_DATASET CONTENT_
---*---
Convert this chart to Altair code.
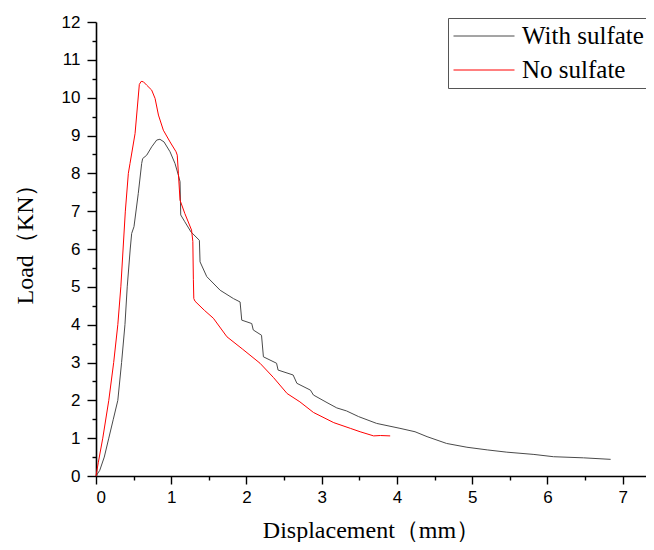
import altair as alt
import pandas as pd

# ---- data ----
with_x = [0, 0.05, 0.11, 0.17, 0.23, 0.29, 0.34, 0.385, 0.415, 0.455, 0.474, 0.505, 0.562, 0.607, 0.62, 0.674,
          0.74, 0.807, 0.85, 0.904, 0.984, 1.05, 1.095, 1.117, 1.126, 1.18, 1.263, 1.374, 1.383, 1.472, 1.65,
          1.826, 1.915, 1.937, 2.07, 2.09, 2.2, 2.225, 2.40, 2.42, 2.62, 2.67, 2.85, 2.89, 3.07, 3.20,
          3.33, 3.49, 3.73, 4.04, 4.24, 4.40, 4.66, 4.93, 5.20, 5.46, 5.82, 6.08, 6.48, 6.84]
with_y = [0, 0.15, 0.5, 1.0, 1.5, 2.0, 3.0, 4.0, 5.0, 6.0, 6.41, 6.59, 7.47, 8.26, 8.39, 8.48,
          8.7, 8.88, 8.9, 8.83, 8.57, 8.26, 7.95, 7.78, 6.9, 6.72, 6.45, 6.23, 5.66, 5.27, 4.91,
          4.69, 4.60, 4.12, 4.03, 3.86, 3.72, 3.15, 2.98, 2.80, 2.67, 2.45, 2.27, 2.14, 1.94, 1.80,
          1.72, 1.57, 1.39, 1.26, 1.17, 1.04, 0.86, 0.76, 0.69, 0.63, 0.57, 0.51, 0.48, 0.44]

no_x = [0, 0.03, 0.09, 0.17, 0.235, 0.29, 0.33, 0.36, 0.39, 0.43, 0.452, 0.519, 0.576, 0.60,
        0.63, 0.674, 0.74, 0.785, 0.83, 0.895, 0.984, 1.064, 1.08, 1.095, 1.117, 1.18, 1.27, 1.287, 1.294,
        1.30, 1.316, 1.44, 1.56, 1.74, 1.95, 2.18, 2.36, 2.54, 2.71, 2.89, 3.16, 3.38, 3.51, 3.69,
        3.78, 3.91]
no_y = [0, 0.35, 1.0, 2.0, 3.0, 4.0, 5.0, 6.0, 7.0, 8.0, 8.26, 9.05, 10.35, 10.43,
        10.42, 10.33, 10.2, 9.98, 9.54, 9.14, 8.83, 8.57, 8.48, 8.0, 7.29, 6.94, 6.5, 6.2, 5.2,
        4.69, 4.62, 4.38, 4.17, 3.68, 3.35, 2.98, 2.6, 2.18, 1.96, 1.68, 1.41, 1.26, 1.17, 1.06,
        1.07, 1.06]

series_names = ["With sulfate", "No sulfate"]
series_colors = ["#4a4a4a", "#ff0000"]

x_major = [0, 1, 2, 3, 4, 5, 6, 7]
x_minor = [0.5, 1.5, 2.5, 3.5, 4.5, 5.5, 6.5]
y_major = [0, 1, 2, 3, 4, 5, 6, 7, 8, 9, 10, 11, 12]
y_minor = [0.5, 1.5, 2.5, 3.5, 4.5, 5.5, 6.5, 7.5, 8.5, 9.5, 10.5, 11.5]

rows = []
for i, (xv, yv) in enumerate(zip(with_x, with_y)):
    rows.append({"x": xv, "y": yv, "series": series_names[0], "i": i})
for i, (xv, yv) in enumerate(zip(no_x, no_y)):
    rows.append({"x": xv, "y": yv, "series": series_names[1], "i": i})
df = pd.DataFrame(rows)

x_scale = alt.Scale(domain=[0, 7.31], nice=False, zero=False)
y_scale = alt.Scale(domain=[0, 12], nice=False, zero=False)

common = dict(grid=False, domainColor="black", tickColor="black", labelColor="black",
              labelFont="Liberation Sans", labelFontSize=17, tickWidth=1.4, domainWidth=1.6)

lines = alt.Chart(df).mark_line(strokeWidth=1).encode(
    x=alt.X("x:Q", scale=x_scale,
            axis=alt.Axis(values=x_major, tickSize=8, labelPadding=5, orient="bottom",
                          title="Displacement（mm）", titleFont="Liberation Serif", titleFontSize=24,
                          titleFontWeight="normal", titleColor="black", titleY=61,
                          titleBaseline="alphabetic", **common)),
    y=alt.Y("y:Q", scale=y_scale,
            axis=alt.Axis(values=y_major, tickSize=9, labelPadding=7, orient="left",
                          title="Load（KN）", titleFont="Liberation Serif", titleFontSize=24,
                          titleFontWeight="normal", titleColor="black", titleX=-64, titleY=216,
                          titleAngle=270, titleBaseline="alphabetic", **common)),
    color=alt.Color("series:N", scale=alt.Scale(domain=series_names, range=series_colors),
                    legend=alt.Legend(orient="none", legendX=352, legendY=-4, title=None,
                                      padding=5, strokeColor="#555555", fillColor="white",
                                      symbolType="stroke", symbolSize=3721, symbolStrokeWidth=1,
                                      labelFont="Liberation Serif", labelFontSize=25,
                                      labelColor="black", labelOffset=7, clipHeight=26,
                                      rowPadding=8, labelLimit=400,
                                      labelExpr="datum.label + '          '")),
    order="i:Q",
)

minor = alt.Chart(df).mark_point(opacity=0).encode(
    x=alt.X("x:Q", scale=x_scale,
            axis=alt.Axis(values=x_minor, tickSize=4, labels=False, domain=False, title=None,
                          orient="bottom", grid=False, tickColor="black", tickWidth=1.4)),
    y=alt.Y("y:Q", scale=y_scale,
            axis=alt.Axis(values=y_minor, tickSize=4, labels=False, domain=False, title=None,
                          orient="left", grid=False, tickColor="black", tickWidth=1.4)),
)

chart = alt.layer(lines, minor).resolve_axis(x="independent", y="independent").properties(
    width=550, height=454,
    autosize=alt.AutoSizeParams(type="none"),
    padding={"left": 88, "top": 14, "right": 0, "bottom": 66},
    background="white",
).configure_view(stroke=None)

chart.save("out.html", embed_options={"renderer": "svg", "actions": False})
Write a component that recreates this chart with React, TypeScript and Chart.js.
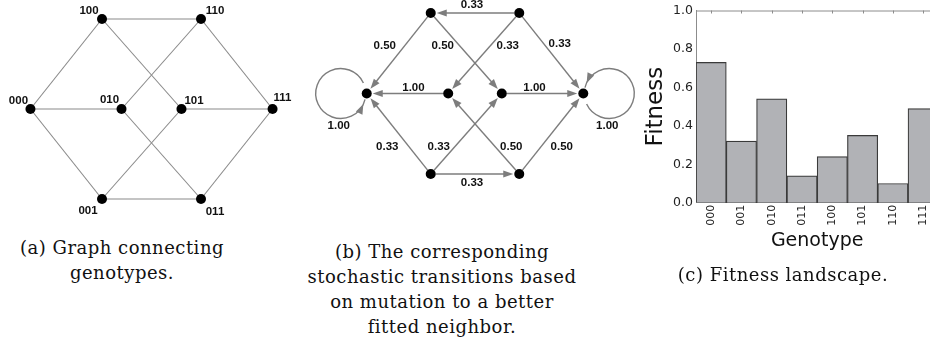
---*---
_WHAT NEEDS TO BE DONE_
Copy only the part of the records that runs from the first line to the line with "9.5, 10.5, 11.5]", ends included, leaving pictures out.

_TASK RESULT_
Convert this chart to Altair code.
import altair as alt
import pandas as pd

# ---- data ----
with_x = [0, 0.05, 0.11, 0.17, 0.23, 0.29, 0.34, 0.385, 0.415, 0.455, 0.474, 0.505, 0.562, 0.607, 0.62, 0.674,
          0.74, 0.807, 0.85, 0.904, 0.984, 1.05, 1.095, 1.117, 1.126, 1.18, 1.263, 1.374, 1.383, 1.472, 1.65,
          1.826, 1.915, 1.937, 2.07, 2.09, 2.2, 2.225, 2.40, 2.42, 2.62, 2.67, 2.85, 2.89, 3.07, 3.20,
          3.33, 3.49, 3.73, 4.04, 4.24, 4.40, 4.66, 4.93, 5.20, 5.46, 5.82, 6.08, 6.48, 6.84]
with_y = [0, 0.15, 0.5, 1.0, 1.5, 2.0, 3.0, 4.0, 5.0, 6.0, 6.41, 6.59, 7.47, 8.26, 8.39, 8.48,
          8.7, 8.88, 8.9, 8.83, 8.57, 8.26, 7.95, 7.78, 6.9, 6.72, 6.45, 6.23, 5.66, 5.27, 4.91,
          4.69, 4.60, 4.12, 4.03, 3.86, 3.72, 3.15, 2.98, 2.80, 2.67, 2.45, 2.27, 2.14, 1.94, 1.80,
          1.72, 1.57, 1.39, 1.26, 1.17, 1.04, 0.86, 0.76, 0.69, 0.63, 0.57, 0.51, 0.48, 0.44]

no_x = [0, 0.03, 0.09, 0.17, 0.235, 0.29, 0.33, 0.36, 0.39, 0.43, 0.452, 0.519, 0.576, 0.60,
        0.63, 0.674, 0.74, 0.785, 0.83, 0.895, 0.984, 1.064, 1.08, 1.095, 1.117, 1.18, 1.27, 1.287, 1.294,
        1.30, 1.316, 1.44, 1.56, 1.74, 1.95, 2.18, 2.36, 2.54, 2.71, 2.89, 3.16, 3.38, 3.51, 3.69,
        3.78, 3.91]
no_y = [0, 0.35, 1.0, 2.0, 3.0, 4.0, 5.0, 6.0, 7.0, 8.0, 8.26, 9.05, 10.35, 10.43,
        10.42, 10.33, 10.2, 9.98, 9.54, 9.14, 8.83, 8.57, 8.48, 8.0, 7.29, 6.94, 6.5, 6.2, 5.2,
        4.69, 4.62, 4.38, 4.17, 3.68, 3.35, 2.98, 2.6, 2.18, 1.96, 1.68, 1.41, 1.26, 1.17, 1.06,
        1.07, 1.06]

series_names = ["With sulfate", "No sulfate"]
series_colors = ["#4a4a4a", "#ff0000"]

x_major = [0, 1, 2, 3, 4, 5, 6, 7]
x_minor = [0.5, 1.5, 2.5, 3.5, 4.5, 5.5, 6.5]
y_major = [0, 1, 2, 3, 4, 5, 6, 7, 8, 9, 10, 11, 12]
y_minor = [0.5, 1.5, 2.5, 3.5, 4.5, 5.5, 6.5, 7.5, 8.5, 9.5, 10.5, 11.5]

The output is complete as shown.